The main problem in accepting the paper's findings is that the effects seem to be too big and too fast. But this does not mean they are wrong. The general story they tell, which is consistent with lots of recent empirical papers about the incidence of the corporate tax, makes sense theoretically, as it posits that tax incidence gets shifted from mobile factors (capital) to relatively immobile factors (labor). This is essentially Tax Incidence 101.
I noted that the famous Harberger (1962) analysis of the corporate tax shows that, depending on the dynamics of the corporate versus non-corporate sectors (in particular, how they compare in substituting between labor and capital as productive inputs), it is actually theoretically possible for the obvious, Tax Incidence 101 outcome NOT to hold. E.g., in Harberger 1962, capital wouldn't have borne the burden of the corporate tax, even though he assumed the capital supply to be fixed, had the attributes of the corporate and non-corporate sectors been reversed. In the present international setting with worldwide capital mobility, this implies that the opposite result - capital bearing the tax despite its greater supply elasticity - could happen. But to get this result would in effect be like drawing an inside straight in poker - everything would have to work out just so, as seems unlikely in the abstract, especially if the line between the sectors is not sharply etched after all.
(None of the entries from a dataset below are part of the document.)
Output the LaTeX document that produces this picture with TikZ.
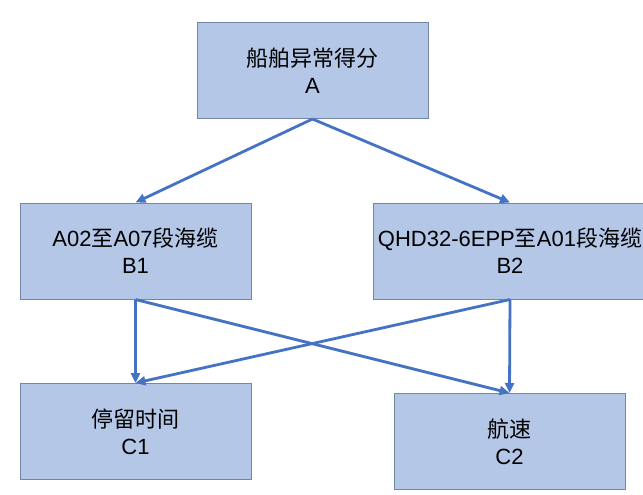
\documentclass[tikz,border=0pt]{standalone}
\usepackage{fontspec}
\setmainfont{Liberation Sans}
\newfontfamily\cjk{Noto Sans CJK SC}
\usetikzlibrary{arrows.meta}
\definecolor{boxfill}{HTML}{B4C7E7}
\definecolor{boxline}{HTML}{7486A8}
\definecolor{arrowc}{HTML}{4472C4}
\begin{document}
\begin{tikzpicture}[x=1pt,y=-1pt,
  box/.style={draw=boxline,line width=1pt,fill=boxfill,minimum width=#1,minimum height=96pt,
    align=center,inner sep=0pt,font=\fontsize{22}{27}\selectfont,text=black},
  box/.default=231pt,
  arr/.style={draw=arrowc,line width=2.8pt,-{Triangle[length=10pt,width=9pt]}}]
\useasboundingbox (0,0) rectangle (643,495);
\clip (0,0) rectangle (643,495);
\node[box] (A) at (312.5,70.5) {{\cjk 船舶异常得分}\\A};
\node[box] (B1) at (135.5,251) {A02{\cjk 至}A07{\cjk 段海缆}\\B1};
\node[box=274pt] (B2) at (510,251) {QHD32-6EPP{\cjk 至}A01{\cjk 段海缆}\\B2};
\node[box] (C1) at (135.5,431.5) {{\cjk 停留时间}\\C1};
\node[box] (C2) at (509.5,441.5) {{\cjk 航速}\\C2};
\draw[arr] (A.south) -- (B1.north);
\draw[arr] (A.south) -- (B2.north);
\draw[arr] (B1.south) -- (C1.north);
\draw[arr] (B1.south) -- (C2.north);
\draw[arr] (B2.south) -- (C2.north);
\draw[arr] (B2.south) -- (C1.north);
\end{tikzpicture}
\end{document}
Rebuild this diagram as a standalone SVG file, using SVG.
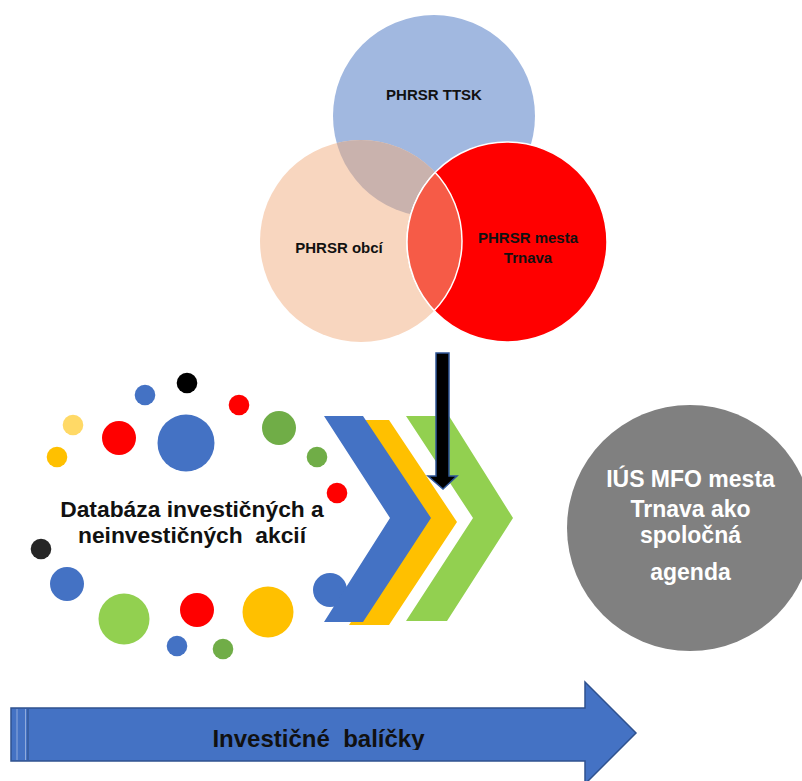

What to do with the corporate tax if labor bears it is less clear. One can't just repeal it, as in the context of an income tax it is a vital back-up to imposing the tax on individuals. Repeal the corporate tax while still taxing individuals on their income, and people will do tax planning games so their earnings disappear and pop up again, tax-free in the putatively corporate sector. Switching to consumption taxation might eliminate this problem and even permit continued progressivity (so long as individuals remain relatively immobile) but that doesn't seem likely to happen.